━━ GIVEN DATA ━━
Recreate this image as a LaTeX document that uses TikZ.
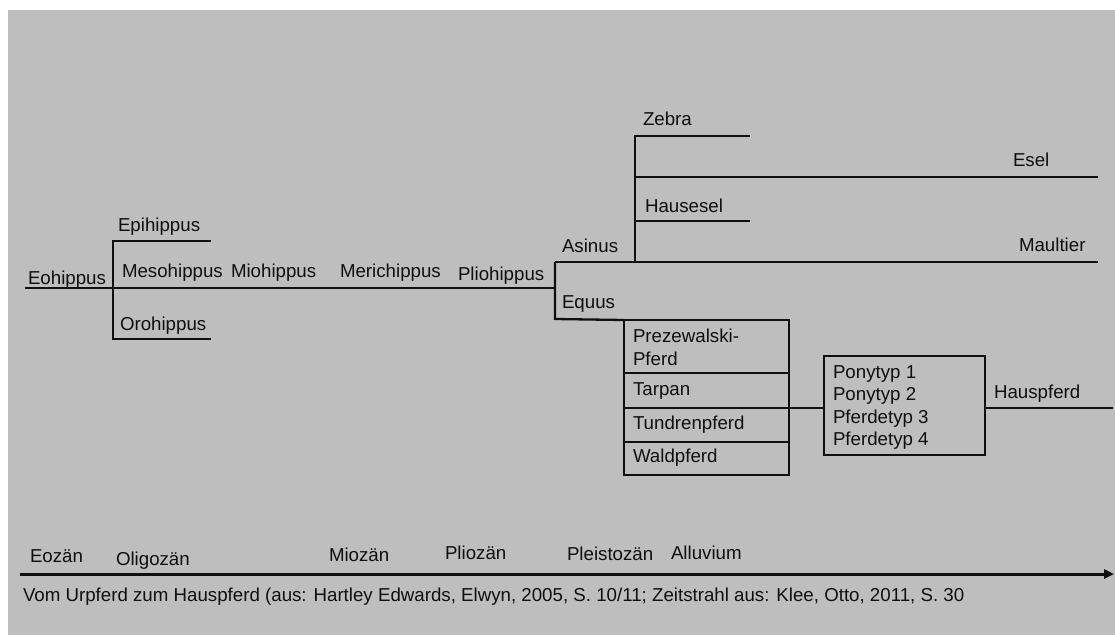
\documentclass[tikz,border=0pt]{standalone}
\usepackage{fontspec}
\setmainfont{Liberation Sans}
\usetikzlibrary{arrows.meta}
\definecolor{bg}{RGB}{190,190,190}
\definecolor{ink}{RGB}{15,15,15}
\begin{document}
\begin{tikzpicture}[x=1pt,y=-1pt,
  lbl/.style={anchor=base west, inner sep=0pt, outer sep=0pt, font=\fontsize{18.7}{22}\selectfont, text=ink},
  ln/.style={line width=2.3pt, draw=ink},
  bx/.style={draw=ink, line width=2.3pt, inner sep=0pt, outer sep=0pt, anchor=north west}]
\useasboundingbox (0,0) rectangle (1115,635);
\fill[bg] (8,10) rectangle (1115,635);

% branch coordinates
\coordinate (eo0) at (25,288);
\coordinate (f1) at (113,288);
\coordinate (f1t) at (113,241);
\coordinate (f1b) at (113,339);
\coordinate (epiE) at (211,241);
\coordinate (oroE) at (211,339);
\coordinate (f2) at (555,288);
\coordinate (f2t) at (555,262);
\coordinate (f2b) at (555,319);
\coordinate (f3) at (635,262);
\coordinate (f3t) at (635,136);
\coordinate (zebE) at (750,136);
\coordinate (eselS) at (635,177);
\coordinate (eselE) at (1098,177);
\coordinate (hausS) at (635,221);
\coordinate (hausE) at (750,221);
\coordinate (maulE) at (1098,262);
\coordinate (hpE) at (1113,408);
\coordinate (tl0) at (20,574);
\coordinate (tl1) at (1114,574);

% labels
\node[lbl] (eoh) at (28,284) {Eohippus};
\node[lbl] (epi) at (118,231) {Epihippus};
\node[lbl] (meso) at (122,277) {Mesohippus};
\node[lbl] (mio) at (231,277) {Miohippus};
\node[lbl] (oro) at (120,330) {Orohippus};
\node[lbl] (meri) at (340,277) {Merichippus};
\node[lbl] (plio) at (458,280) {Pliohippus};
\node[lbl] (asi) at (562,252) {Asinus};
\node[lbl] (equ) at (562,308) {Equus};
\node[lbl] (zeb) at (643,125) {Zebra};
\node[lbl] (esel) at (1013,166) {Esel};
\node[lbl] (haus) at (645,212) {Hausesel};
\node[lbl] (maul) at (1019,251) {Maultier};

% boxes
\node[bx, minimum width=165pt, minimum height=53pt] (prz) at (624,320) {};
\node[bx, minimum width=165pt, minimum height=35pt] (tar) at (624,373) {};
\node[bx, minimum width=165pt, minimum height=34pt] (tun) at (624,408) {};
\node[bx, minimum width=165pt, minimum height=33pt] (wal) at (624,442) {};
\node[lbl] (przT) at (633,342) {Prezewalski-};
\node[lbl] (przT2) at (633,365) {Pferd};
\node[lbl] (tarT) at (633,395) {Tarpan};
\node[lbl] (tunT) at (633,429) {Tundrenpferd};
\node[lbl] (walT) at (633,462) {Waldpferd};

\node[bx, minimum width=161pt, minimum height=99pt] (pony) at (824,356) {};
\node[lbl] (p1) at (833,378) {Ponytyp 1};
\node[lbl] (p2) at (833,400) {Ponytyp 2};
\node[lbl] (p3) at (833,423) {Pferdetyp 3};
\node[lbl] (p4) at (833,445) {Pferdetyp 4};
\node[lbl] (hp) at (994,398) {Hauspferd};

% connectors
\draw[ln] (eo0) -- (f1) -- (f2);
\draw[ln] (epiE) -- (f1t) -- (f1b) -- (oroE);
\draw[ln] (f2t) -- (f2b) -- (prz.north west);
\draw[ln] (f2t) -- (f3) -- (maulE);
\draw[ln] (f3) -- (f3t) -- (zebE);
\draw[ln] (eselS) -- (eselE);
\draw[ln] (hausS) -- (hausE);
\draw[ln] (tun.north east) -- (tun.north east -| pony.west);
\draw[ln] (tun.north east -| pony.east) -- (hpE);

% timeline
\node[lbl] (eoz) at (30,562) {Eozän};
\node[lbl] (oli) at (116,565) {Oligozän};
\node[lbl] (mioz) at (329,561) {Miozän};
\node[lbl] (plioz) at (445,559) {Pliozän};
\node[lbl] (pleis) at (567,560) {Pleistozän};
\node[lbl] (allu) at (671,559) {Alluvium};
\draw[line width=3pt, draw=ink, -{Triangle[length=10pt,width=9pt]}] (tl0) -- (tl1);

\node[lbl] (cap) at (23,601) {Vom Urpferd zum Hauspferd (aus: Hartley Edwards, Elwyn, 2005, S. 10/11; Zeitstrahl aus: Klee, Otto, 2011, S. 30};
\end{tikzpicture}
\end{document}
━━━
━━ GIVEN DATA ━━
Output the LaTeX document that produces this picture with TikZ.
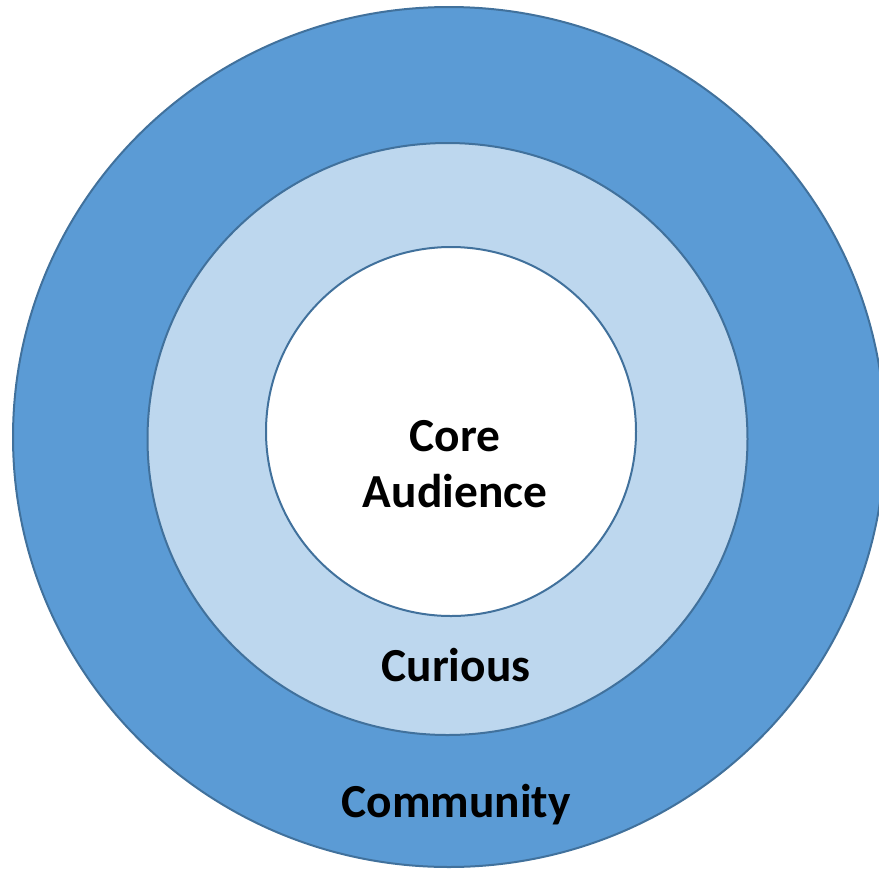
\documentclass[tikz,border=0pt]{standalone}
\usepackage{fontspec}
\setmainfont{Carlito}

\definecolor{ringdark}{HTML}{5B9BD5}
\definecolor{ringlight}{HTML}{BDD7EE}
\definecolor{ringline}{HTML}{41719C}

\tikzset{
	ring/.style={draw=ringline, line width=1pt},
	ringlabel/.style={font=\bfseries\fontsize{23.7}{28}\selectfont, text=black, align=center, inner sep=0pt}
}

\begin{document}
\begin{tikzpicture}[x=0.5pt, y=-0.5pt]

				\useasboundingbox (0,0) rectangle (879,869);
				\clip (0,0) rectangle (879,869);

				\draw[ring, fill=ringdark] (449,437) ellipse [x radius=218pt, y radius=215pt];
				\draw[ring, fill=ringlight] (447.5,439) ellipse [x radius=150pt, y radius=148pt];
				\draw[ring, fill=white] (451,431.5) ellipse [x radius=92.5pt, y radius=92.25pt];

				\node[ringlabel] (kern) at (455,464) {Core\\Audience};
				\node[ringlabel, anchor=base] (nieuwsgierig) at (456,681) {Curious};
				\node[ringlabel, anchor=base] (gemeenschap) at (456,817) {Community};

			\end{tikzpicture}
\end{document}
━━━
**REQUIREMENT:**
Everything from the line that contains "Recreate this image" down to the line that contains "(maul) at (1019,251)" should be written out exactly, end lines too, minus the pictures.

**WRITTEN ANSWER:**
Recreate this image as a LaTeX document that uses TikZ.
\documentclass[tikz,border=0pt]{standalone}
\usepackage{fontspec}
\setmainfont{Liberation Sans}
\usetikzlibrary{arrows.meta}
\definecolor{bg}{RGB}{190,190,190}
\definecolor{ink}{RGB}{15,15,15}
\begin{document}
\begin{tikzpicture}[x=1pt,y=-1pt,
  lbl/.style={anchor=base west, inner sep=0pt, outer sep=0pt, font=\fontsize{18.7}{22}\selectfont, text=ink},
  ln/.style={line width=2.3pt, draw=ink},
  bx/.style={draw=ink, line width=2.3pt, inner sep=0pt, outer sep=0pt, anchor=north west}]
\useasboundingbox (0,0) rectangle (1115,635);
\fill[bg] (8,10) rectangle (1115,635);

% branch coordinates
\coordinate (eo0) at (25,288);
\coordinate (f1) at (113,288);
\coordinate (f1t) at (113,241);
\coordinate (f1b) at (113,339);
\coordinate (epiE) at (211,241);
\coordinate (oroE) at (211,339);
\coordinate (f2) at (555,288);
\coordinate (f2t) at (555,262);
\coordinate (f2b) at (555,319);
\coordinate (f3) at (635,262);
\coordinate (f3t) at (635,136);
\coordinate (zebE) at (750,136);
\coordinate (eselS) at (635,177);
\coordinate (eselE) at (1098,177);
\coordinate (hausS) at (635,221);
\coordinate (hausE) at (750,221);
\coordinate (maulE) at (1098,262);
\coordinate (hpE) at (1113,408);
\coordinate (tl0) at (20,574);
\coordinate (tl1) at (1114,574);

% labels
\node[lbl] (eoh) at (28,284) {Eohippus};
\node[lbl] (epi) at (118,231) {Epihippus};
\node[lbl] (meso) at (122,277) {Mesohippus};
\node[lbl] (mio) at (231,277) {Miohippus};
\node[lbl] (oro) at (120,330) {Orohippus};
\node[lbl] (meri) at (340,277) {Merichippus};
\node[lbl] (plio) at (458,280) {Pliohippus};
\node[lbl] (asi) at (562,252) {Asinus};
\node[lbl] (equ) at (562,308) {Equus};
\node[lbl] (zeb) at (643,125) {Zebra};
\node[lbl] (esel) at (1013,166) {Esel};
\node[lbl] (haus) at (645,212) {Hausesel};
\node[lbl] (maul) at (1019,251) {Maultier};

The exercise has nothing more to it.